Betsy Nelson, the EBRD’s Vice President for Risk and Resources, who represented the Bank at the Vodokanal event, paid tribute to the city’s clean river project as setting a perfect example of how much can be achieved for the benefit of all by cooperation between Russia and the international community. 

Previous internationally-funded projects had by 2005 already cut to 15 percent the proportion of St. Petersburg’s wastewater that is discharged untreated into the Baltic. Since then, Vodokanal has managed to reduce that portion even further so that now only 1.6 percent of the city’s wastewater flows into the Neva untreated. The EBRD has to date invested over EUR 90 million in various projects supporting St. Petersburg’s efforts to stop the discharges of untreated effluent into the Neva. This includes the largest single grant made by its Shareholder Special which donated EUR 6 million for the new pumping station. 

The key actor in this programme has been the Northern Dimension Environmental Partnership (NDEP), launched in 2001 to mobilise international help in order to tackle the biggest environmental problems in Northwest Russia.
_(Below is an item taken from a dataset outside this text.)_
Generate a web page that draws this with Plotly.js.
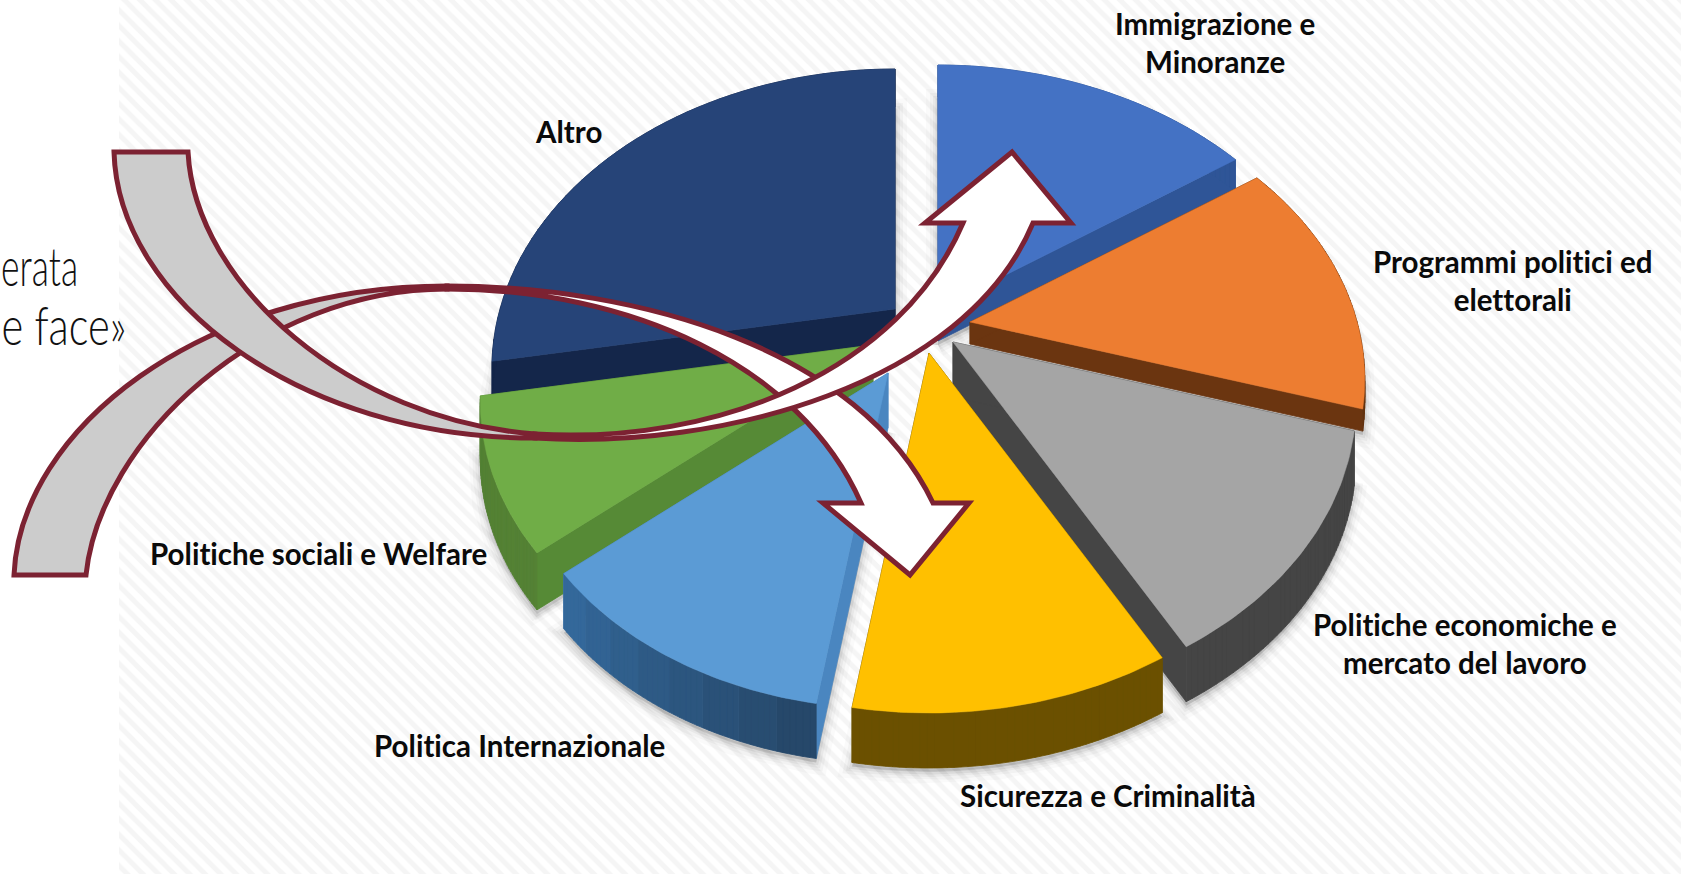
<!DOCTYPE html>
<html><head><meta charset="utf-8">
<script src="https://cdn.plot.ly/plotly-3.0.1.min.js"></script>
<style>html,body{margin:0;padding:0;background:#fff;overflow:hidden}#c{width:1681px;height:874px}
.annotation-text{font-variant-ligatures:none;font-feature-settings:"liga" 0,"clig" 0;letter-spacing:0.01px}</style>
</head><body><div id="c"></div>
<script>
// ---- data (clockwise from 12 o'clock) ----
const categories = ["Immigrazione e<br>Minoranze","Programmi politici ed<br>elettorali","Politiche economiche e<br>mercato del lavoro","Sicurezza e Criminalità","Politica Internazionale","Politiche sociali e Welfare","Altro"];
const shares = [15.4,14.3,12.2,10.6,11.3,8.4,27.8];

// ---- styling ----
const topColors  = ["#4472c4","#ed7d31","#a5a5a5","#ffc000","#5b9bd5","#70ad47","#264478"];
const arcColors  = ["#2f5597","#63320f","#454545","#6b5000",null,"#548235","#14264a"];
const cutColors  = ["#2f5597","#6b3510","#454545","#6b5000","#4a86c0","#568a36","#14264a"];
const apexX = [938,970,953,929,888,873,895];
const apexY = [309,322,342,353,373,345,309];
const radius = [1.02,0.98,1,1,0.945,0.975,1];
const depth = [32,22,55,55,55,57,38];
const paintOrder = [6,0,1,2,5,4,3];
const labelX = [1215,1512,1465,1108,519,318,568];
const labelY = [42,280,643,795,745,553,131];
const Rx=395, Ry=288, persp=0.2;

function project(th,s){const X=s*Math.sin(th),Y=-s*Math.cos(th),w=1-persp*Y;return [Rx*X/w,Ry*Y/w];}
const total=shares.reduce((a,b)=>a+b,0);
let cum=0; const slices=shares.map((v,i)=>{
  const a0=cum/total*2*Math.PI; cum+=v; const a1=cum/total*2*Math.PI;
  const arc=[]; const n=48;
  for(let k=0;k<=n;k++){const p=project(a0+(a1-a0)*k/n,radius[i]);arc.push([apexX[i]+p[0],apexY[i]+p[1]]);}
  return {apex:[apexX[i],apexY[i]],arc};
});
function quadsTrace(quads,color){
  const x=[],y=[];
  quads.forEach(q=>{
    let a=0;q.forEach((p,i)=>{const r=q[(i+1)%q.length];a+=p[0]*r[1]-r[0]*p[1];});
    const o=a<0?q.slice().reverse():q;
    o.forEach(p=>{x.push(p[0]);y.push(p[1]);});x.push(o[0][0]);y.push(o[0][1]);x.push(null);y.push(null);
  });
  return {type:'scatter',mode:'lines',x,y,fill:'toself',fillcolor:color,line:{color:color,width:0.8},hoverinfo:'skip',showlegend:false};
}
const traces=[];
// hatched backdrop
traces.push({type:'scatter',mode:'none',x:[119,1681,1681,119,119],y:[0,0,874,874,0],fill:'toself',
  fillpattern:{shape:'\\',size:11,solidity:0.45,fgcolor:'#f5f5f5',bgcolor:'#ffffff'},fillcolor:'#ffffff',hoverinfo:'skip',showlegend:false});
// soft shadows
[[24,0.02],[16,0.03],[10,0.04],[5,0.06]].forEach(([w,al])=>{
  paintOrder.forEach(i=>{
    const s=slices[i],d=depth[i]+4;
    const pts=[s.apex].concat(s.arc).map(p=>[p[0],p[1]+d]);
    const all=pts.concat([pts[0]]);
    traces.push({type:'scatter',mode:'lines',x:all.map(p=>p[0]),y:all.map(p=>p[1]),fill:'toself',
      fillcolor:'rgba(0,0,0,'+al+')',line:{color:'rgba(0,0,0,'+al+')',width:w},hoverinfo:'skip',showlegend:false});
  });
});
// slices
function mix(a,b,t){return 'rgb('+a.map((v,i)=>Math.round(v+(b[i]-v)*t)).join(',')+')';}
paintOrder.forEach(i=>{
  const s=slices[i],d=depth[i];
  const A=s.arc,ap=s.apex,dn=p=>[p[0],p[1]+d];
  traces.push(quadsTrace([[ap,A[0],dn(A[0]),dn(ap)],[ap,A[A.length-1],dn(A[A.length-1]),dn(ap)]],cutColors[i]));
  const aq=[];for(let k=0;k<A.length-1;k++)aq.push([A[k],A[k+1],dn(A[k+1]),dn(A[k])]);
  if(arcColors[i]) traces.push(quadsTrace(aq,arcColors[i]));
  else { // shaded outer wall
    const bands=8,step=Math.ceil(aq.length/bands);
    for(let b=0;b<bands;b++) traces.push(quadsTrace(aq.slice(b*step,(b+1)*step),mix([38,72,106],[52,104,154],b/(bands-1))));
  }
  const top=[ap].concat(A).concat([ap]);
  traces.push({type:'scatter',mode:'lines',name:categories[i].replace('<br>',' '),x:top.map(p=>p[0]),y:top.map(p=>p[1]),
    fill:'toself',fillcolor:topColors[i],line:{color:topColors[i],width:0.5},hoverinfo:'name',showlegend:false});
});

// ---- curved arrows (decoration drawn as shapes) ----
const stroke={color:'#7c2232',width:5};
const shp=(path,fill)=>({type:'path',xref:'x',yref:'y',path,fillcolor:fill,line:stroke,layer:'above'});
const shapes=[
 shp('M14,575 C20,430 200,286 447,286 L447,289 C260,289 100,440 86,575 Z','#cccccc'),
 shp('M447,286 C640,286 860,350 933,503 L969,503 L910,575 L823,503 L861,503 C800,365 630,289 447,289 Z','#ffffff'),
 shp('M114,152 C118,300 300,438 535,438 L535,434 C350,420 195,285 188,152 Z','#cccccc'),
 shp('M535,434 C720,445 900,370 963,223 L925,223 L1012,152 L1071,223 L1033,223 C965,385 720,450 535,438 Z','#ffffff')
];

const annotations=categories.map((t,i)=>({x:labelX[i],y:labelY[i],xref:'x',yref:'y',text:'<b>'+t+'</b>',showarrow:false,
  xanchor:'center',yanchor:'middle',align:'center',font:{family:'Lato, sans-serif',size:29.5,color:'#0a0a0a'}}));
const sideFont={family:'Lato, sans-serif',size:54,weight:300,color:'#111'};
annotations.push({x:39,y:265,xref:'x',yref:'y',text:'erata',showarrow:false,xanchor:'center',yanchor:'middle',font:sideFont});
annotations.push({x:64,y:324,xref:'x',yref:'y',text:'e face»',showarrow:false,xanchor:'center',yanchor:'middle',font:sideFont});

Plotly.newPlot('c',traces,{
  width:1681,height:874,margin:{l:0,r:0,t:0,b:0,pad:0},paper_bgcolor:'#fff',plot_bgcolor:'#fff',showlegend:false,
  xaxis:{range:[0,1681],visible:false,fixedrange:true},
  yaxis:{range:[874,0],visible:false,fixedrange:true},
  shapes,annotations
},{displayModeBar:false,staticPlot:true}).then(gd=>{
  // the two side lines are set in a condensed cut
  const widths={'erata':77,'e face»':125};
  gd.querySelectorAll('.annotation-text').forEach(t=>{
    const w=widths[t.textContent];
    if(w){t.setAttribute('textLength',w);t.setAttribute('lengthAdjust','spacingAndGlyphs');}
  });
});
</script></body></html>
The EU and Russia are now the largest contributors to the NDEP’s Support Fund. 

Other major international contributors to the overall project have been the European Union, including through its TACIS programme, the Nordic Investment Bank (NIB), the European Investment Bank (EIB), the Swedish International Development Agency (SIDA), THE Nordic Environment Finance Corporation (NEFCO) and the government of Finland. 

The EBRD, owned by 64 countries and two intergovernmental institutions, supports the development of market economies and democracies.